#### [RECORDS FOR THIS TASK]
[BEGIN]
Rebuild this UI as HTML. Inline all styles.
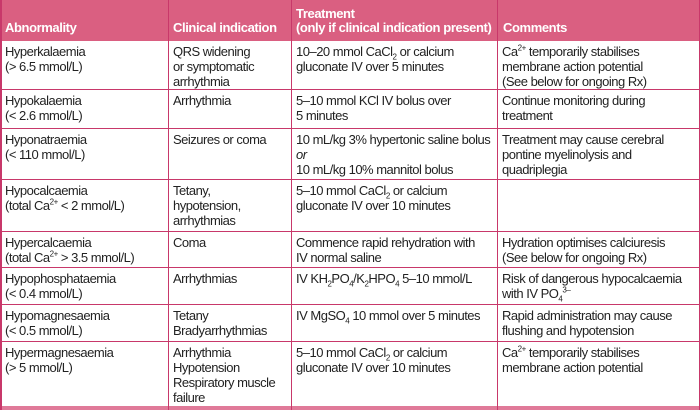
[END]
[BEGIN]
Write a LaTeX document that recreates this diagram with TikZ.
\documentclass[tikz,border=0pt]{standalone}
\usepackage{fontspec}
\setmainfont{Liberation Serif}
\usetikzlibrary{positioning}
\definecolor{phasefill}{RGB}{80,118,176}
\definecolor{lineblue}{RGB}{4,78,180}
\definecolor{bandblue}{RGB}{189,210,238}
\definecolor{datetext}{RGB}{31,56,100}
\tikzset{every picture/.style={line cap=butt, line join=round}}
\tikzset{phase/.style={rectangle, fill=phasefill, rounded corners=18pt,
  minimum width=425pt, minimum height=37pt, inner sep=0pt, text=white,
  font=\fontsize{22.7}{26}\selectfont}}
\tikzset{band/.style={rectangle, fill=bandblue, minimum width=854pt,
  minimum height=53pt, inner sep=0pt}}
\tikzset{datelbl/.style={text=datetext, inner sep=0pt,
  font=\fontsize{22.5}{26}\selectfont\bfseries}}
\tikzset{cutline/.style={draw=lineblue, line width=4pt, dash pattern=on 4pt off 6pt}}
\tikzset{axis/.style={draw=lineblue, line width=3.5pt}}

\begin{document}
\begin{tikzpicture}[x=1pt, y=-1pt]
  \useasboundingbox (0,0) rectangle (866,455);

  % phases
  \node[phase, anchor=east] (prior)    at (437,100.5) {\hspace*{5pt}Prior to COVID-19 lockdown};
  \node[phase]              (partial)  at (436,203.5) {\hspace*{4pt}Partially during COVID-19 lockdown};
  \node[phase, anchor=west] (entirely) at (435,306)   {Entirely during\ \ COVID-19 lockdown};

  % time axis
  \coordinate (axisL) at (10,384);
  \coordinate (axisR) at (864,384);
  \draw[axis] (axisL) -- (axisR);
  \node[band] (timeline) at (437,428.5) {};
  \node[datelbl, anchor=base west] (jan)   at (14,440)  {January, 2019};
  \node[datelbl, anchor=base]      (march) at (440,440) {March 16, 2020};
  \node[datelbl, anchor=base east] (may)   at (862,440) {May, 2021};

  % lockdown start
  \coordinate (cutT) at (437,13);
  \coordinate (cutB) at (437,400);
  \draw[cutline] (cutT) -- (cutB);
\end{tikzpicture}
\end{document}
[END]
[BEGIN]
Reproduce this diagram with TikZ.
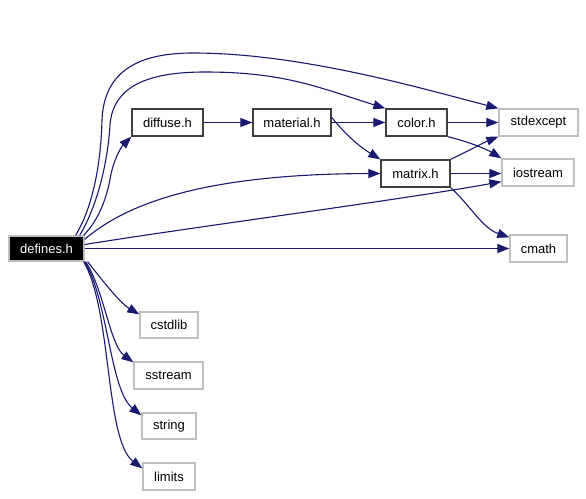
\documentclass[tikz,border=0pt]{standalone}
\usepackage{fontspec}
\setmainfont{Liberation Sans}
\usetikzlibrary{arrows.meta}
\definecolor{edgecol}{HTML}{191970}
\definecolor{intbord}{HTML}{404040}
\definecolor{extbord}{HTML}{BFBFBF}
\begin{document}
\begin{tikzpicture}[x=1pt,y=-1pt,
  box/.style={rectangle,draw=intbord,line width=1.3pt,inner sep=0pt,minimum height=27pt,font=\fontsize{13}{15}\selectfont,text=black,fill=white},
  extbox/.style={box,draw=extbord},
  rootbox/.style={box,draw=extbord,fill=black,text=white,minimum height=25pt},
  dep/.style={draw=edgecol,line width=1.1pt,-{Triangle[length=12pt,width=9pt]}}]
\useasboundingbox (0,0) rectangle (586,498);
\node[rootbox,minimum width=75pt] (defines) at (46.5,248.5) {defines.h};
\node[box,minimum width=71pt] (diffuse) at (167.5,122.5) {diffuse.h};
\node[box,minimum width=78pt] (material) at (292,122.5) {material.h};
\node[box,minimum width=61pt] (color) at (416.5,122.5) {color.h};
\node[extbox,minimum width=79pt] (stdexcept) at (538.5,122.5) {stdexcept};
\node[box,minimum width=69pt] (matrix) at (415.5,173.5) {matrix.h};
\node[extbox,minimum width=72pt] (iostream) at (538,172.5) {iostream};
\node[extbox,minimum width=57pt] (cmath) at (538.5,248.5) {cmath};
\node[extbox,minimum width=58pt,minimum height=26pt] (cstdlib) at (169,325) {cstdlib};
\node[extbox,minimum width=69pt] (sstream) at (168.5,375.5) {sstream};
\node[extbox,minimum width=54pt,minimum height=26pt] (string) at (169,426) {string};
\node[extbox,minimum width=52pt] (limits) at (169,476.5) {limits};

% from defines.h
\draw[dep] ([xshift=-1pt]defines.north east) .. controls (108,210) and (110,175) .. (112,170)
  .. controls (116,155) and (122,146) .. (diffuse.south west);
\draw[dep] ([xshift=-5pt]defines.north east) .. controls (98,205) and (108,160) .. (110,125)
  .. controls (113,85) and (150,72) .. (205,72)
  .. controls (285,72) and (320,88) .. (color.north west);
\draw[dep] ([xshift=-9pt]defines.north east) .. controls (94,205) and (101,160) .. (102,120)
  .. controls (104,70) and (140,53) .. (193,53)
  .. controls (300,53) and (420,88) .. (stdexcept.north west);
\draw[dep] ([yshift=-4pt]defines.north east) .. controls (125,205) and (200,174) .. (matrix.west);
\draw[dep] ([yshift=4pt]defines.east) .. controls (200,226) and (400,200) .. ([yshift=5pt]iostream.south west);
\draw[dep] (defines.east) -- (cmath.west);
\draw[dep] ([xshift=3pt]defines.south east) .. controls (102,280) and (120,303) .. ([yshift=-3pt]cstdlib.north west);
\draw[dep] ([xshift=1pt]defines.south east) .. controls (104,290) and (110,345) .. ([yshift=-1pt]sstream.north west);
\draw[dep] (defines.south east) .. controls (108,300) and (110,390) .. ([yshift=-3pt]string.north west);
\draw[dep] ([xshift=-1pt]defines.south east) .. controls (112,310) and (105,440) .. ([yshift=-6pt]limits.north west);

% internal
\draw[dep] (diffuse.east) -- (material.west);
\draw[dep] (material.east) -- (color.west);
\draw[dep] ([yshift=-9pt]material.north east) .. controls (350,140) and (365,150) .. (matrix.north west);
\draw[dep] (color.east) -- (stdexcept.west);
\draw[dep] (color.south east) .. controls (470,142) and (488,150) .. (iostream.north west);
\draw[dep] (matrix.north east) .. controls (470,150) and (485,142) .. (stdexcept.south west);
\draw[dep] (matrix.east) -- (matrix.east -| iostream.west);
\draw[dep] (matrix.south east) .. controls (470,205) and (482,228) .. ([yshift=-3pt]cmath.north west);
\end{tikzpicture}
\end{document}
[END]
#### [PROBLEM REQUIREMENTS]
Lines from the one with "Reproduce this diagram with TikZ." through the one with "width=52pt] (limits) at" are the only ones to quote. Quote them exactly and leave out pictures.

#### [WRITTEN ANSWER]
Reproduce this diagram with TikZ.
\documentclass[tikz,border=0pt]{standalone}
\usepackage{fontspec}
\setmainfont{Liberation Sans}
\usetikzlibrary{arrows.meta}
\definecolor{edgecol}{HTML}{191970}
\definecolor{intbord}{HTML}{404040}
\definecolor{extbord}{HTML}{BFBFBF}
\begin{document}
\begin{tikzpicture}[x=1pt,y=-1pt,
  box/.style={rectangle,draw=intbord,line width=1.3pt,inner sep=0pt,minimum height=27pt,font=\fontsize{13}{15}\selectfont,text=black,fill=white},
  extbox/.style={box,draw=extbord},
  rootbox/.style={box,draw=extbord,fill=black,text=white,minimum height=25pt},
  dep/.style={draw=edgecol,line width=1.1pt,-{Triangle[length=12pt,width=9pt]}}]
\useasboundingbox (0,0) rectangle (586,498);
\node[rootbox,minimum width=75pt] (defines) at (46.5,248.5) {defines.h};
\node[box,minimum width=71pt] (diffuse) at (167.5,122.5) {diffuse.h};
\node[box,minimum width=78pt] (material) at (292,122.5) {material.h};
\node[box,minimum width=61pt] (color) at (416.5,122.5) {color.h};
\node[extbox,minimum width=79pt] (stdexcept) at (538.5,122.5) {stdexcept};
\node[box,minimum width=69pt] (matrix) at (415.5,173.5) {matrix.h};
\node[extbox,minimum width=72pt] (iostream) at (538,172.5) {iostream};
\node[extbox,minimum width=57pt] (cmath) at (538.5,248.5) {cmath};
\node[extbox,minimum width=58pt,minimum height=26pt] (cstdlib) at (169,325) {cstdlib};
\node[extbox,minimum width=69pt] (sstream) at (168.5,375.5) {sstream};
\node[extbox,minimum width=54pt,minimum height=26pt] (string) at (169,426) {string};
\node[extbox,minimum width=52pt] (limits) at (169,476.5) {limits};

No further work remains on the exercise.